Mandatory climate disclosures, on their own, will probably not be a bank shot climate mitigation measure that causes investors to pour money into green stocks and lead to rapid decarbonization. But if mandatory disclosures lead to better informed investors, that is more than enough. As the Financial Stability Oversight Council confirmed in a recent report, climate change poses profound risks to the financial system, including risks to people and physical assets from heat, storms, wildfires, or floods, and transition risks through the move to a net-zero emissions economy, which will leave behind companies that cannot or will not adjust how they do business. Mandatory disclosures give investors the information they need to manage that risk.

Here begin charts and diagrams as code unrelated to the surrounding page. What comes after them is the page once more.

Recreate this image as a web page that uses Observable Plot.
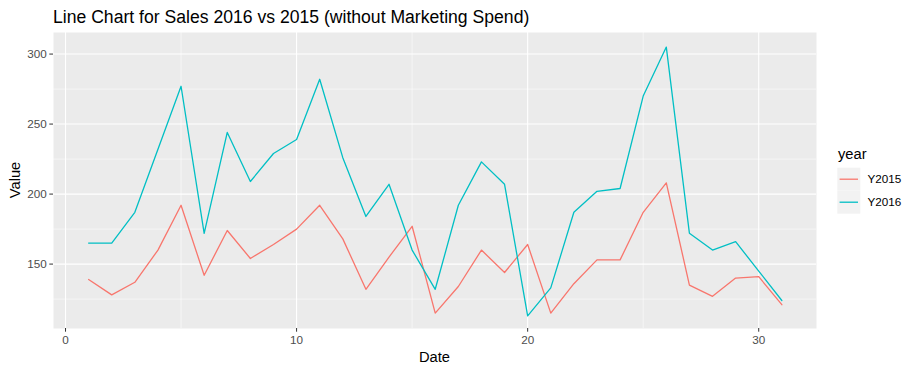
<!DOCTYPE html>
<html>
<head>
<meta charset="utf-8">
<script src="https://cdn.jsdelivr.net/npm/d3@7"></script>
<script src="https://cdn.jsdelivr.net/npm/@observablehq/plot@0.6"></script>
<style>
  html, body { margin: 0; padding: 0; background: white; }
  #chart svg { display: block; }
</style>
</head>
<body>
<div id="chart"></div>
<script>
const titleText = "Line Chart for Sales 2016 vs 2015 (without Marketing Spend)";
const xTitle = "Date";
const yTitle = "Value";
const legendTitle = "year";
const seriesNames = ["Y2015", "Y2016"];
const seriesColors = ["#F8766D", "#00BFC4"];

const dates = [1,2,3,4,5,6,7,8,9,10,11,12,13,14,15,16,17,18,19,20,21,22,23,24,25,26,27,28,29,30,31];
const y2015 = [139,128,137,160,192,142,174,154,164,175,192,168,132,155,177,115,134,160,144,164,115,136,153,153,187,208,135,127,140,141,121];
const y2016 = [165,165,187,232,277,172,244,209,229,239,282,226,184,207,160,132,192,223,207,113,133,187,202,204,270,305,172,160,166,145,124];

const xMajor = [0,10,20,30];
const xMinor = [5,15,25];
const yMajor = [150,200,250,300];
const yMinor = [125,175,225,275];

const rows = [];
dates.forEach((d, i) => {
  rows.push({date: d, value: y2015[i], year: seriesNames[0]});
});
dates.forEach((d, i) => {
  rows.push({date: d, value: y2016[i], year: seriesNames[1]});
});

const W = 918, H = 373;
const mL = 53, mR = 102, mT = 32, mB = 45;
const font = "'Liberation Sans', Arial, sans-serif";

const chart = Plot.plot({
  width: W,
  height: H,
  marginLeft: mL,
  marginRight: mR,
  marginTop: mT,
  marginBottom: mB,
  style: {fontFamily: font, fontSize: "11.7px", background: "white", color: "#4D4D4D"},
  x: {domain: [-0.52, 32.5]},
  y: {domain: [104, 315.4]},
  color: {domain: seriesNames, range: seriesColors},
  marks: [
    Plot.frame({fill: "#EBEBEB", stroke: null}),
    Plot.gridX(xMinor, {stroke: "white", strokeOpacity: 1, strokeWidth: 0.55}),
    Plot.gridY(yMinor, {stroke: "white", strokeOpacity: 1, strokeWidth: 0.55}),
    Plot.gridX(xMajor, {stroke: "white", strokeOpacity: 1, strokeWidth: 1.1}),
    Plot.gridY(yMajor, {stroke: "white", strokeOpacity: 1, strokeWidth: 1.1}),
    Plot.line(rows, {x: "date", y: "value", stroke: "year", z: "year", strokeWidth: 1.3}),
    Plot.axisX(xMajor, {tickSize: 3.7, tickPadding: 3, label: null, color: "#4D4D4D", stroke: "#333333", fontSize: 11.7}),
    Plot.axisY(yMajor, {tickSize: 3.7, tickPadding: 3, label: null, color: "#4D4D4D", stroke: "#333333", fontSize: 11.7})
  ]
});

document.getElementById("chart").appendChild(chart);

const svg = d3.select(chart);

// Title
svg.append("text")
  .attr("x", mL)
  .attr("y", 22.7)
  .attr("text-anchor", "start")
  .attr("font-family", font)
  .attr("font-size", "17.6px")
  .attr("fill", "black")
  .text(titleText);

// Axis titles
svg.append("text")
  .attr("x", (mL + (W - mR)) / 2)
  .attr("y", 362)
  .attr("text-anchor", "middle")
  .attr("font-family", font)
  .attr("font-size", "14.7px")
  .attr("fill", "black")
  .text(xTitle);

svg.append("text")
  .attr("transform", `translate(20,${(mT + (H - mB)) / 2}) rotate(-90)`)
  .attr("text-anchor", "middle")
  .attr("font-family", font)
  .attr("font-size", "14.7px")
  .attr("fill", "black")
  .text(yTitle);

// Legend
const lg = svg.append("g").attr("text-anchor", "start");
lg.append("text")
  .attr("x", 838)
  .attr("y", 159)
  .attr("text-anchor", "start")
  .attr("font-family", font)
  .attr("font-size", "14.7px")
  .attr("fill", "black")
  .text(legendTitle);

seriesNames.forEach((name, i) => {
  const top = 167.7 + i * 23;
  lg.append("rect")
    .attr("x", 837.3).attr("y", top)
    .attr("width", 23).attr("height", 23)
    .attr("fill", "#F2F2F2");
  lg.append("line")
    .attr("x1", 839.6).attr("x2", 858)
    .attr("y1", top + 11.5).attr("y2", top + 11.5)
    .attr("stroke", seriesColors[i])
    .attr("stroke-width", 1.3);
  lg.append("text")
    .attr("x", 867.5)
    .attr("y", top + 11.5)
    .attr("dy", "0.35em")
    .attr("text-anchor", "start")
    .attr("font-family", font)
    .attr("font-size", "11.7px")
    .attr("fill", "black")
    .text(name);
});
</script>
</body>
</html>
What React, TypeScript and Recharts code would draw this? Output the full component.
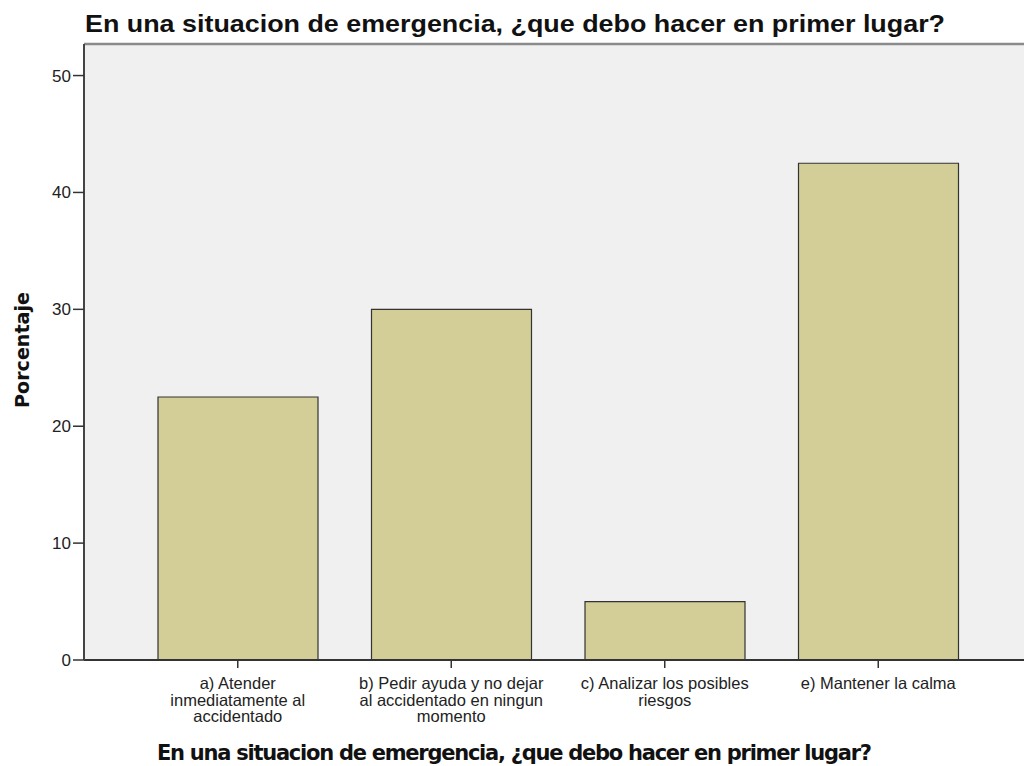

Mandatory climate disclosures are a small step when compared to the scale of climate change. Information matters, however. And an example from environmental law, although different in many respects from federal securities law, demonstrates the benefits of better-informed decisions. The National Environmental Policy Act requires federal projects to study their effects on the environment – without requiring them to adopt an environmentally-friendly plan based on that study. Nevertheless, this law has improved environmental decision-making by any measure. Information is not the last step to solving a problem, but it is usually the first step. Let’s hope that 2022 sees a first step from the SEC.